## Dataset extract

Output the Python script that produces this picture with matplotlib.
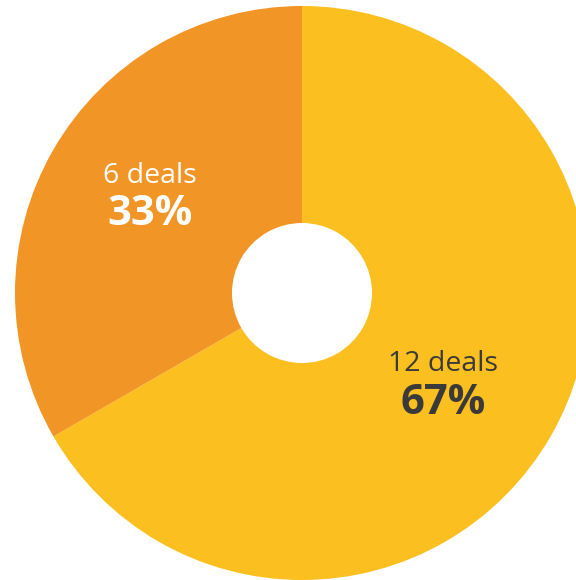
import numpy as np
import matplotlib
matplotlib.use("Agg")
import matplotlib.pyplot as plt

# Deal counts by category
categories = ["12 deals", "6 deals"]
deals = [12, 6]
shares = ["67%", "33%"]
colors = ["#FBBF1F", "#F29527"]
text_colors = ["#3a3a3a", "#ffffff"]

W, H = 576, 580
fig = plt.figure(figsize=(W / 100, H / 100), dpi=100)
ax = fig.add_axes([0, 0, 1, 1])

cx, cy = 302, H - 293
radius = 287
hole = 70

wedges, _ = ax.pie(
    deals,
    colors=colors,
    startangle=90,
    counterclock=False,
    center=(cx, cy),
    radius=radius,
    wedgeprops=dict(width=radius - hole, linewidth=0),
    frame=True,
)
ax.set_xlim(0, W)
ax.set_ylim(0, H)
ax.set_aspect("equal")
ax.axis("off")

# label anchors: fraction of radius, and angular nudge from the wedge midpoint
label_r = [0.585, 0.630]
label_dtheta = [-2.9, -2.6]
for w, cat, sh, tc, lr, dt in zip(wedges, categories, shares, text_colors,
                                  label_r, label_dtheta):
    mid = np.deg2rad((w.theta1 + w.theta2) / 2 + dt)
    x = cx + radius * lr * np.cos(mid)
    y = cy + radius * lr * np.sin(mid)
    ax.text(x, y + 20, cat, ha="center", va="center", color=tc,
            fontsize=20.5, family="Open Sans")
    ax.text(x, y - 19, sh, ha="center", va="center", color=tc,
            fontsize=30, fontweight="bold", family="Open Sans")

fig.savefig("out.png", dpi=100)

## Goal
Reproduce the listing exactly. Leave its pictures out.

## Exercise response
Output the Python script that produces this picture with matplotlib.
import numpy as np
import matplotlib
matplotlib.use("Agg")
import matplotlib.pyplot as plt

# Deal counts by category
categories = ["12 deals", "6 deals"]
deals = [12, 6]
shares = ["67%", "33%"]
colors = ["#FBBF1F", "#F29527"]
text_colors = ["#3a3a3a", "#ffffff"]

W, H = 576, 580
fig = plt.figure(figsize=(W / 100, H / 100), dpi=100)
ax = fig.add_axes([0, 0, 1, 1])

cx, cy = 302, H - 293
radius = 287
hole = 70

wedges, _ = ax.pie(
    deals,
    colors=colors,
    startangle=90,
    counterclock=False,
    center=(cx, cy),
    radius=radius,
    wedgeprops=dict(width=radius - hole, linewidth=0),
    frame=True,
)
ax.set_xlim(0, W)
ax.set_ylim(0, H)
ax.set_aspect("equal")
ax.axis("off")

# label anchors: fraction of radius, and angular nudge from the wedge midpoint
label_r = [0.585, 0.630]
label_dtheta = [-2.9, -2.6]
for w, cat, sh, tc, lr, dt in zip(wedges, categories, shares, text_colors,
                                  label_r, label_dtheta):
    mid = np.deg2rad((w.theta1 + w.theta2) / 2 + dt)
    x = cx + radius * lr * np.cos(mid)
    y = cy + radius * lr * np.sin(mid)
    ax.text(x, y + 20, cat, ha="center", va="center", color=tc,
            fontsize=20.5, family="Open Sans")
    ax.text(x, y - 19, sh, ha="center", va="center", color=tc,
            fontsize=30, fontweight="bold", family="Open Sans")

fig.savefig("out.png", dpi=100)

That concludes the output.